Daylight
Rating
Director
Rob Cohen
Screenplay
Leslie Bohem
Length
1h 54m
Starring
Sylvester Stallone, Amy Brenneman, Viggo Mortensen, Dan Hedaya, Jay O. Sanders, Karen Young, Claire Bloom, Vanessa Bell Calloway, Renoly Santiago, Colin Fox, Danielle Harris, Trina McGee-Davis, Marcello Thedford, Sage Stallone, Jo Anderson, Mark Rolston
MPAA Rating
PG-13
Original Preview
Review
After Sylvester Stallone’s Rocky and Rambo franchises began to peter out, he briefly delved into comedy before finding more success as an ersatz action star in the mid-1990s. One of his final roles that managed some box office clout was in Daylight, a derivative disaster flick that has few actual thrills.
Stallone plays a former EMS chief who courageously enters a collapsing New York City highway tunnel so he can rescue the survivors inside. TV actress Amy Brenneman (NYPD Blue and later Judging Amy) plays his chief love interest, a struggling playwright. Character actor Dan Hedaya was the most prominent actor in the supporting cast at that time, though Viggo Mortensen, seven years before hitting the big time with The Lord of the Rings trilogy, also has a minor role.
The explosive setup to the film includes a conscience-deprived waste management company hauling barrels of toxic waste into the tunnel, which is ignited by a crash involving a speeding gang of jewelry store robbers trying to escape the crash. Most of the people unluckily stuck in the tunnel when it explodes are killed outright leaving a small, manageable number of potential victims waiting for their savior.
The resemblances to The Poseidon Adventure are many, down to the requisite underwater swimming scenes, the explosive destruction, and the slow, incremental body count. Television director Rob Cohen’s third feature film of the 1990s cannot find a rhythm that delivers true excitement. Every death is expected and every tragedy is predictably staged. This is the perfect example of a paint-by-numbers feature that borrows heavily from everything that’s gone before it without infusing the narrative, dialogue, characters, or situations with any measure of originality.
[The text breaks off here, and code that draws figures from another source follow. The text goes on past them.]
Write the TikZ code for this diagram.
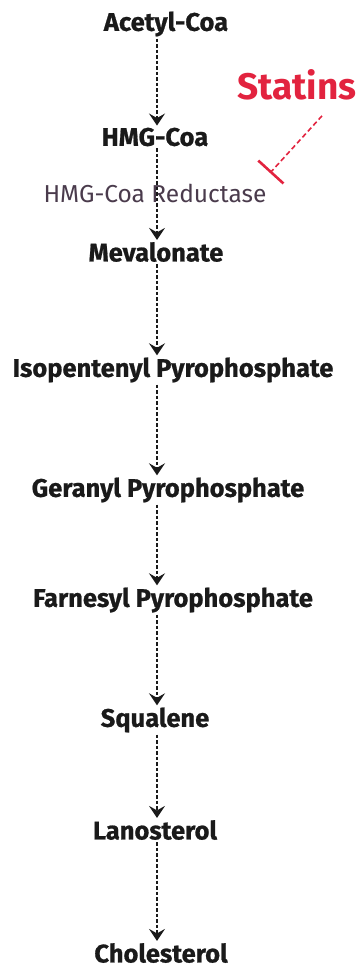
\documentclass[tikz,border=0pt]{standalone}
\usepackage{fontspec}
\setmainfont{Fira Sans}[BoldFeatures={FakeBold=0.8}]
\newfontfamily\statfont{Fira Sans}
\usepackage{tikz}
\usetikzlibrary{arrows.meta, positioning}
\definecolor{inkblack}{HTML}{1A1A1A}
\definecolor{enzyme}{HTML}{4A3B4C}
\definecolor{statred}{HTML}{E2233F}
\tikzset{
  metab/.style={inner sep=2pt, font=\fontsize{25.5}{28}\selectfont\bfseries, text=inkblack},
  flow/.style={draw=inkblack, line width=2.8pt, dash pattern=on 3.5pt off 2pt,
               -{Stealth[length=12pt, width=16pt, inset=4.5pt]}},
  inhibit/.style={draw=statred, line width=1.6pt, dash pattern=on 5pt off 3pt,
                  -{Bar[width=34pt, line width=2.6pt]}},
}

\begin{document}
\begin{tikzpicture}[x=1pt, y=-1pt]
\useasboundingbox (0,0) rectangle (357,968);
\coordinate (axis) at (157,0);
\node[metab] (acetyl) at (166,24) {Acetyl-Coa};
\node[metab] (hmg) at (155,137) {HMG-Coa};
\node[font=\fontsize{24.5}{26}\selectfont, text=enzyme] (red) at (155,193) {HMG-Coa Reductase};
\node[metab] (mev) at (156,252) {Mevalonate};
\node[metab] (ipp) at (173,370) {Isopentenyl Pyrophosphate};
\node[metab] (gpp) at (168,490) {Geranyl Pyrophosphate};
\node[metab] (fpp) at (173,600) {Farnesyl Pyrophosphate};
\node[metab] (squ) at (155,720) {Squalene};
\node[metab] (lan) at (155,830) {Lanosterol};
\node[metab] (chol) at (161,953) {Cholesterol};
\node[font=\statfont\fontsize{37}{40}\selectfont\bfseries, text=statred] (stat) at (297,85) {Statins};
\coordinate (block) at (270,173);
\draw[flow] (acetyl.south -| axis) -- (hmg.north -| axis);
\draw[flow] (hmg.south -| axis) -- (mev.north -| axis);
\draw[flow] (mev.south -| axis) -- (ipp.north -| axis);
\draw[flow] (ipp.south -| axis) -- (gpp.north -| axis);
\draw[flow] (gpp.south -| axis) -- (fpp.north -| axis);
\draw[flow] (fpp.south -| axis) -- (squ.north -| axis);
\draw[flow] (squ.south -| axis) -- (lan.north -| axis);
\draw[flow] (lan.south -| axis) -- (chol.north -| axis);
\draw[inhibit] ([xshift=25pt, yshift=-12pt]stat.south) -- (block);
\end{tikzpicture}
\end{document}
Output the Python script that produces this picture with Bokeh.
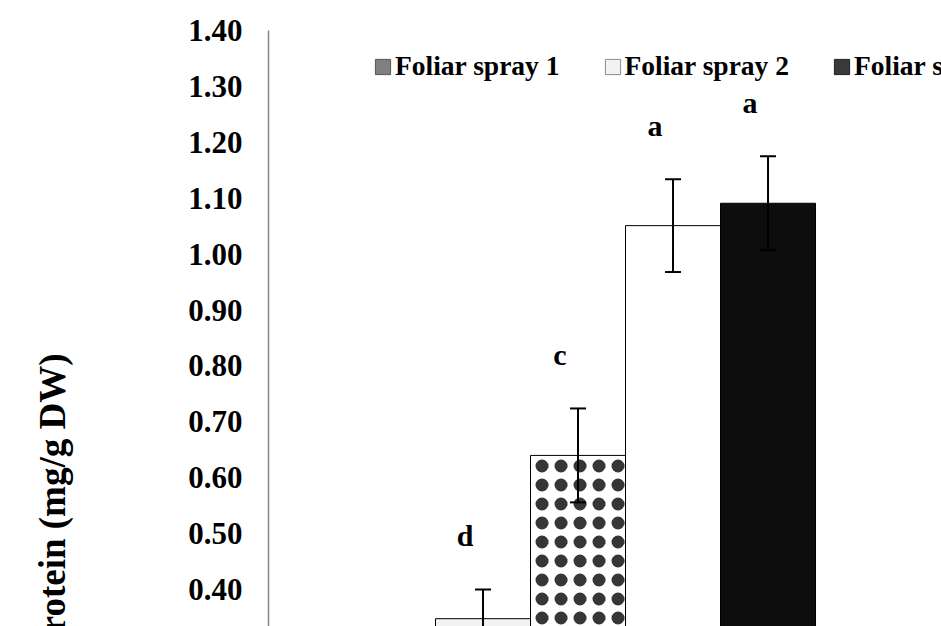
import math
from bokeh.plotting import figure
from bokeh.models import (ColumnDataSource, Whisker, FixedTicker, NumeralTickFormatter,
                          Legend, LegendItem, TeeHead, Range1d)
from bokeh.core.properties import value
from bokeh.embed import file_html
from bokeh.resources import INLINE

# ---- data ----
protein = [0.348, 0.640, 1.051, 1.091]
protein_err = [0.052, 0.084, 0.083, 0.084]
letters = ["d", "c", "a", "a"]
legend_labels = ["Foliar spray 1", "Foliar spray 2", "Foliar spray 3"]
y_ticks = [0.40, 0.50, 0.60, 0.70, 0.80, 0.90, 1.00, 1.10, 1.20, 1.30, 1.40]
y_title = "Protein (mg/g DW)"

# ---- styles ----
bar_fill = ["#f2f2f2", "#ffffff", "#ffffff", "#0d0d0d"]
bar_hatch = [" ", "ring", " ", " "]
bar_hatch2 = [" ", "dot", " ", " "]
legend_fill = ["#808080", "#f2f2f2", "#3a3a3a"]
legend_line = ["#555555", "#8c8c8c", "#222222"]
FONT = "Liberation Serif"

xpos = list(range(1, len(protein) + 1))
src = ColumnDataSource(dict(
    x=xpos, top=protein,
    upper=[v + e for v, e in zip(protein, protein_err)],
    lower=[v - e for v, e in zip(protein, protein_err)],
    fill=bar_fill, hatch=bar_hatch, hatch2=bar_hatch2, lab=letters,
))

p = figure(width=941, height=626, output_backend="svg", toolbar_location=None,
           x_range=Range1d(-1.258, 5.826), y_range=Range1d(0.334, 1.40),
           min_border_left=268, min_border_right=0, min_border_top=30, min_border_bottom=0)
p.xaxis.visible = False
p.xgrid.visible = False
p.ygrid.visible = False
p.outline_line_color = None
p.background_fill_color = "white"
p.border_fill_color = "white"

# bars; the patterned bar gets rings plus centre dots -> solid dark spots
p.vbar(x="x", top="top", bottom=0, width=1.0, source=src, fill_color="fill",
       line_color="black", line_width=1, hatch_pattern="hatch", hatch_color="#363636",
       hatch_scale=19, hatch_weight=3.5)
p.vbar(x="x", top="top", bottom=0, width=1.0, source=src, fill_alpha=0, line_alpha=0,
       hatch_pattern="hatch2", hatch_color="#363636", hatch_scale=19)

w = Whisker(base="x", upper="upper", lower="lower", source=src, line_color="black",
            line_width=2, level="annotation",
            upper_head=TeeHead(size=16, line_width=2, line_color="black"),
            lower_head=TeeHead(size=16, line_width=2, line_color="black"))
p.add_layout(w)

p.text(x="x", y="upper", text="lab", source=src, x_offset=-18, y_offset=-54,
       text_font=value(FONT), text_font_style="bold", text_font_size="30px",
       text_align="center", text_baseline="middle", text_color="black")

yax = p.yaxis[0]
yax.ticker = FixedTicker(ticks=y_ticks)
yax.formatter = NumeralTickFormatter(format="0.00")
yax.major_label_text_font = FONT
yax.major_label_text_font_style = "bold"
yax.major_label_text_font_size = "31px"
yax.major_label_text_color = "black"
yax.major_label_standoff = 26
yax.major_tick_out = 0
yax.major_tick_in = 0
yax.minor_tick_out = 0
yax.minor_tick_in = 0
yax.axis_line_color = "#868686"
yax.axis_line_width = 1.5
# title shifted toward the bottom of the axis (the start of the text runs past the edge)
yax.axis_label = y_title + "\u00a0" * 38
yax.axis_label_text_font = FONT
yax.axis_label_text_font_style = "bold"
yax.axis_label_text_font_size = "37px"
yax.axis_label_text_color = "black"
yax.axis_label_standoff = 112

# legend proxies: one bar each, placed far outside the visible x range
proxy = ColumnDataSource(dict(x=[-100], top=[0.5]))
items = []
for lab, fc, lc in zip(legend_labels, legend_fill, legend_line):
    r = p.vbar(x="x", top="top", width=1, source=proxy, fill_color=fc, line_color=lc)
    items.append(LegendItem(label=lab, renderers=[r]))
leg = Legend(items=items, orientation="horizontal", location=(105, 544),
             glyph_width=19, glyph_height=19, label_standoff=3, spacing=43,
             padding=0, margin=0, border_line_color=None, background_fill_alpha=0,
             label_text_font=FONT, label_text_font_style="bold",
             label_text_font_size="27.5px", label_text_color="black")
p.add_layout(leg, "center")

open("out.html", "w").write(file_html(p, INLINE))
Stallone works his magic as only he can. He’s neither accomplished, nor embarrassing, which helps keep the film from feeling overwhelmingly awful. Instead, it’s just a bland, rote excursion into generic theatrics. The remaining actors are set up with lengthy introductions that aren’t particularly memorable. Each character lacks distinctiveness or personality, making their eventual deaths less concerning. It also makes Brenneman, Mortensen, Hedaya, and everyone else’s jobs harder in creating believable figures worth remembering.
The musical score is overwrought and tedious while the closing credits song is a carbon copy of every forgettable 1980s film ballad. Daylight ends precisely when it expects to and not before or after. The timing is almost admirably precise, the best that can be said about the film as a whole.